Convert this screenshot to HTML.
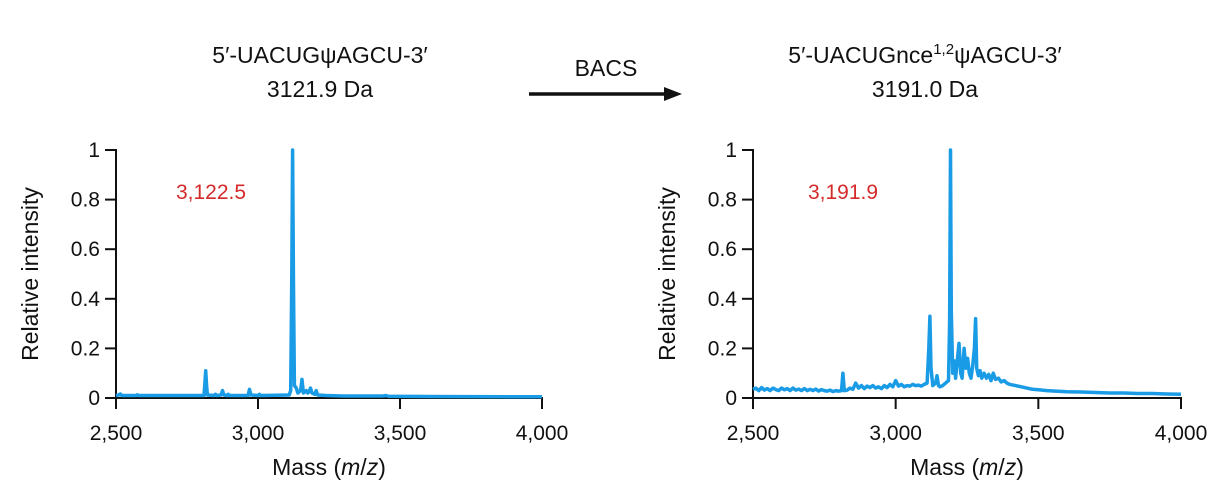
<!DOCTYPE html>
<html><head><meta charset="utf-8"><style>
body{margin:0;background:#fff;}
svg{display:block;font-family:"Liberation Sans",sans-serif;}
</style></head><body>
<svg id="fig" width="1229" height="498" viewBox="0 0 1229 498">
<g font-size="23" fill="#111" text-anchor="middle">
 <text x="320" y="63">5′-UACUGψAGCU-3′</text>
 <text x="320" y="97">3121.9 Da</text>
 <text x="606" y="76">BACS</text>
 <line x1="529" y1="94" x2="668" y2="94" stroke="#111" stroke-width="3.5"/>
 <polygon points="682,94 664,87 664,101" fill="#111"/>
 <text x="925" y="63">5′-UACUGnce<tspan font-size="15" dy="-9">1,2</tspan><tspan dy="9">ψAGCU-3′</tspan></text>
 <text x="925" y="97">3191.0 Da</text>
</g>
<g id="left"></g>
<g id="right"></g>
</svg>
<script>
const xTicks=[2500,3000,3500,4000];
const xTickLabels=["2,500","3,000","3,500","4,000"];
const yTicks=[0,0.2,0.4,0.6,0.8,1];
const yTickLabels=["0","0.2","0.4","0.6","0.8","1"];
const leftMz=[2500,2510,2515,2520,2570,2575,2580,2700,2810,2813,2816,2819,2822,2845,2850,2855,2870,2875,2880,2890,2895,2900,2965,2970,2975,3000,3005,3010,3110,3115,3119,3122,3125,3128,3135,3140,3150,3155,3160,3170,3175,3180,3185,3190,3200,3205,3210,3240,3300,3440,3450,3460,3600,4000];
const leftInt=[0.01,0.012,0.016,0.01,0.01,0.013,0.01,0.01,0.01,0.06,0.11,0.05,0.012,0.01,0.015,0.01,0.012,0.03,0.012,0.01,0.015,0.01,0.01,0.035,0.012,0.01,0.015,0.01,0.012,0.03,0.5,1.0,0.45,0.05,0.04,0.02,0.03,0.075,0.02,0.03,0.02,0.025,0.04,0.02,0.015,0.03,0.012,0.01,0.008,0.008,0.01,0.007,0.006,0.005];
const rightMz=[
 2500,2510,2520,2530,2540,2550,2560,2570,2580,2590,
 2600,2610,2620,2630,2640,2650,2660,2670,2680,2690,
 2700,2710,2720,2730,2740,2750,2760,2770,2780,2790,
 2800,2810,2815,2820,2830,2840,2850,2860,2870,2880,
 2890,2900,2910,2920,2930,2940,2950,2960,2970,2980,
 2990,3000,3010,3020,3030,3040,3050,3060,3070,3080,
 3090,3100,3110,3116,3120,3124,3130,3140,3145,3150,
 3155,3165,3175,3185,3189,3192,3195,3200,3205,3210,
 3215,3222,3228,3233,3240,3246,3252,3258,3264,3270,
 3276,3280,3284,3290,3296,3302,3310,3318,3326,3334,
 3342,3350,3360,3370,3380,3390,3400,3420,3440,3460,
 3480,3500,3530,3560,3600,3650,3700,3750,3800,3850,
 3900,3950,4000];
const rightInt=[
 0.035,0.04,0.03,0.042,0.032,0.038,0.03,0.04,0.034,0.03,
 0.04,0.033,0.038,0.03,0.04,0.032,0.036,0.03,0.038,0.03,
 0.035,0.03,0.036,0.028,0.034,0.03,0.028,0.032,0.026,0.03,
 0.028,0.03,0.1,0.03,0.032,0.04,0.035,0.06,0.04,0.05,
 0.038,0.048,0.042,0.05,0.04,0.045,0.038,0.05,0.042,0.055,
 0.045,0.07,0.048,0.055,0.045,0.05,0.048,0.055,0.05,0.052,
 0.048,0.055,0.06,0.2,0.33,0.12,0.05,0.06,0.09,0.05,
 0.045,0.05,0.06,0.07,0.3,1.0,0.35,0.1,0.15,0.08,
 0.14,0.22,0.1,0.08,0.2,0.12,0.16,0.1,0.08,0.13,
 0.2,0.32,0.12,0.09,0.11,0.08,0.1,0.08,0.095,0.07,
 0.1,0.075,0.08,0.065,0.07,0.06,0.055,0.05,0.045,0.04,
 0.035,0.033,0.03,0.028,0.025,0.024,0.022,0.02,0.02,0.018,
 0.018,0.016,0.015];
const NS="http://www.w3.org/2000/svg";
function mk(tag,attrs,parent){const e=document.createElementNS(NS,tag);for(const k in attrs)e.setAttribute(k,attrs[k]);parent.appendChild(e);return e;}
function chart(gid,x0,x1,mz,inten,label,labelX){
 const g=document.getElementById(gid);
 const y0=398,y1=150;
 const sx=v=>x0+(v-2500)/1500*(x1-x0);
 const sy=v=>y0-v*(y0-y1);
 let d=mz.map((m,i)=>(i?"L":"M")+sx(m).toFixed(1)+","+sy(inten[i]).toFixed(1)).join("");
 const ax=mk("path",{d:`M${x0-11},${y1}H${x0}V${y0}H${x1}V${y0+11}`,fill:"none",stroke:"#111","stroke-width":2},g);
 
 
 yTicks.forEach((t,i)=>{
  const l=mk("line",{x1:x0-11,x2:x0,y1:sy(t),y2:sy(t),stroke:"#111","stroke-width":2},g);
  
  
  const tx=mk("text",{x:x0-16,y:sy(t)+7,"font-size":21,"text-anchor":"end",fill:"#111"},g);
  tx.textContent=yTickLabels[i];
  
  
 });
 xTicks.forEach((t,i)=>{
  const l=mk("line",{x1:sx(t),x2:sx(t),y1:y0,y2:y0+11,stroke:"#111","stroke-width":2},g);
  
  
  const tx=mk("text",{x:sx(t),y:y0+42,"font-size":21,"text-anchor":"middle",fill:"#111"},g);
  tx.textContent=xTickLabels[i];
  
  
 });
 const p=mk("path",{d:d,fill:"none",stroke:"#1a9be6","stroke-width":3.5,"stroke-linejoin":"round"},g);
 
 
 const yt=mk("text",{x:0,y:0,"font-size":23,"text-anchor":"middle",fill:"#111",transform:`translate(${x0-78},${(y0+y1)/2}) rotate(-90)`},g);
 yt.textContent="Relative intensity";
 
 
 const xt=mk("text",{x:(x0+x1)/2,y:475,"font-size":23,"text-anchor":"middle",fill:"#111"},g);
 xt.innerHTML='Mass (<tspan font-style="italic">m</tspan>/<tspan font-style="italic">z</tspan>)';
 
 
 const pl=mk("text",{x:labelX,y:199,"font-size":21,"text-anchor":"middle",fill:"#d42a2a"},g);
 pl.textContent=label;
 
 
}
chart("left",116,542,leftMz,leftInt,"3,122.5",211);
chart("right",753,1181,rightMz,rightInt,"3,191.9",843);
</script>
</body></html>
-.-.-
■ SET EXERCISE:
Copy every line above word for word and exclude the pictures.

■ CORRECT ANSWER:
Convert this screenshot to HTML.
<!DOCTYPE html>
<html><head><meta charset="utf-8"><style>
body{margin:0;background:#fff;}
svg{display:block;font-family:"Liberation Sans",sans-serif;}
</style></head><body>
<svg id="fig" width="1229" height="498" viewBox="0 0 1229 498">
<g font-size="23" fill="#111" text-anchor="middle">
 <text x="320" y="63">5′-UACUGψAGCU-3′</text>
 <text x="320" y="97">3121.9 Da</text>
 <text x="606" y="76">BACS</text>
 <line x1="529" y1="94" x2="668" y2="94" stroke="#111" stroke-width="3.5"/>
 <polygon points="682,94 664,87 664,101" fill="#111"/>
 <text x="925" y="63">5′-UACUGnce<tspan font-size="15" dy="-9">1,2</tspan><tspan dy="9">ψAGCU-3′</tspan></text>
 <text x="925" y="97">3191.0 Da</text>
</g>
<g id="left"></g>
<g id="right"></g>
</svg>
<script>
const xTicks=[2500,3000,3500,4000];
const xTickLabels=["2,500","3,000","3,500","4,000"];
const yTicks=[0,0.2,0.4,0.6,0.8,1];
const yTickLabels=["0","0.2","0.4","0.6","0.8","1"];
const leftMz=[2500,2510,2515,2520,2570,2575,2580,2700,2810,2813,2816,2819,2822,2845,2850,2855,2870,2875,2880,2890,2895,2900,2965,2970,2975,3000,3005,3010,3110,3115,3119,3122,3125,3128,3135,3140,3150,3155,3160,3170,3175,3180,3185,3190,3200,3205,3210,3240,3300,3440,3450,3460,3600,4000];
const leftInt=[0.01,0.012,0.016,0.01,0.01,0.013,0.01,0.01,0.01,0.06,0.11,0.05,0.012,0.01,0.015,0.01,0.012,0.03,0.012,0.01,0.015,0.01,0.01,0.035,0.012,0.01,0.015,0.01,0.012,0.03,0.5,1.0,0.45,0.05,0.04,0.02,0.03,0.075,0.02,0.03,0.02,0.025,0.04,0.02,0.015,0.03,0.012,0.01,0.008,0.008,0.01,0.007,0.006,0.005];
const rightMz=[
 2500,2510,2520,2530,2540,2550,2560,2570,2580,2590,
 2600,2610,2620,2630,2640,2650,2660,2670,2680,2690,
 2700,2710,2720,2730,2740,2750,2760,2770,2780,2790,
 2800,2810,2815,2820,2830,2840,2850,2860,2870,2880,
 2890,2900,2910,2920,2930,2940,2950,2960,2970,2980,
 2990,3000,3010,3020,3030,3040,3050,3060,3070,3080,
 3090,3100,3110,3116,3120,3124,3130,3140,3145,3150,
 3155,3165,3175,3185,3189,3192,3195,3200,3205,3210,
 3215,3222,3228,3233,3240,3246,3252,3258,3264,3270,
 3276,3280,3284,3290,3296,3302,3310,3318,3326,3334,
 3342,3350,3360,3370,3380,3390,3400,3420,3440,3460,
 3480,3500,3530,3560,3600,3650,3700,3750,3800,3850,
 3900,3950,4000];
const rightInt=[
 0.035,0.04,0.03,0.042,0.032,0.038,0.03,0.04,0.034,0.03,
 0.04,0.033,0.038,0.03,0.04,0.032,0.036,0.03,0.038,0.03,
 0.035,0.03,0.036,0.028,0.034,0.03,0.028,0.032,0.026,0.03,
 0.028,0.03,0.1,0.03,0.032,0.04,0.035,0.06,0.04,0.05,
 0.038,0.048,0.042,0.05,0.04,0.045,0.038,0.05,0.042,0.055,
 0.045,0.07,0.048,0.055,0.045,0.05,0.048,0.055,0.05,0.052,
 0.048,0.055,0.06,0.2,0.33,0.12,0.05,0.06,0.09,0.05,
 0.045,0.05,0.06,0.07,0.3,1.0,0.35,0.1,0.15,0.08,
 0.14,0.22,0.1,0.08,0.2,0.12,0.16,0.1,0.08,0.13,
 0.2,0.32,0.12,0.09,0.11,0.08,0.1,0.08,0.095,0.07,
 0.1,0.075,0.08,0.065,0.07,0.06,0.055,0.05,0.045,0.04,
 0.035,0.033,0.03,0.028,0.025,0.024,0.022,0.02,0.02,0.018,
 0.018,0.016,0.015];
const NS="http://www.w3.org/2000/svg";
function mk(tag,attrs,parent){const e=document.createElementNS(NS,tag);for(const k in attrs)e.setAttribute(k,attrs[k]);parent.appendChild(e);return e;}
function chart(gid,x0,x1,mz,inten,label,labelX){
 const g=document.getElementById(gid);
 const y0=398,y1=150;
 const sx=v=>x0+(v-2500)/1500*(x1-x0);
 const sy=v=>y0-v*(y0-y1);
 let d=mz.map((m,i)=>(i?"L":"M")+sx(m).toFixed(1)+","+sy(inten[i]).toFixed(1)).join("");
 const ax=mk("path",{d:`M${x0-11},${y1}H${x0}V${y0}H${x1}V${y0+11}`,fill:"none",stroke:"#111","stroke-width":2},g);
 
 
 yTicks.forEach((t,i)=>{
  const l=mk("line",{x1:x0-11,x2:x0,y1:sy(t),y2:sy(t),stroke:"#111","stroke-width":2},g);
  
  
  const tx=mk("text",{x:x0-16,y:sy(t)+7,"font-size":21,"text-anchor":"end",fill:"#111"},g);
  tx.textContent=yTickLabels[i];
  
  
 });
 xTicks.forEach((t,i)=>{
  const l=mk("line",{x1:sx(t),x2:sx(t),y1:y0,y2:y0+11,stroke:"#111","stroke-width":2},g);
  
  
  const tx=mk("text",{x:sx(t),y:y0+42,"font-size":21,"text-anchor":"middle",fill:"#111"},g);
  tx.textContent=xTickLabels[i];
  
  
 });
 const p=mk("path",{d:d,fill:"none",stroke:"#1a9be6","stroke-width":3.5,"stroke-linejoin":"round"},g);
 
 
 const yt=mk("text",{x:0,y:0,"font-size":23,"text-anchor":"middle",fill:"#111",transform:`translate(${x0-78},${(y0+y1)/2}) rotate(-90)`},g);
 yt.textContent="Relative intensity";
 
 
 const xt=mk("text",{x:(x0+x1)/2,y:475,"font-size":23,"text-anchor":"middle",fill:"#111"},g);
 xt.innerHTML='Mass (<tspan font-style="italic">m</tspan>/<tspan font-style="italic">z</tspan>)';
 
 
 const pl=mk("text",{x:labelX,y:199,"font-size":21,"text-anchor":"middle",fill:"#d42a2a"},g);
 pl.textContent=label;
 
 
}
chart("left",116,542,leftMz,leftInt,"3,122.5",211);
chart("right",753,1181,rightMz,rightInt,"3,191.9",843);
</script>
</body></html>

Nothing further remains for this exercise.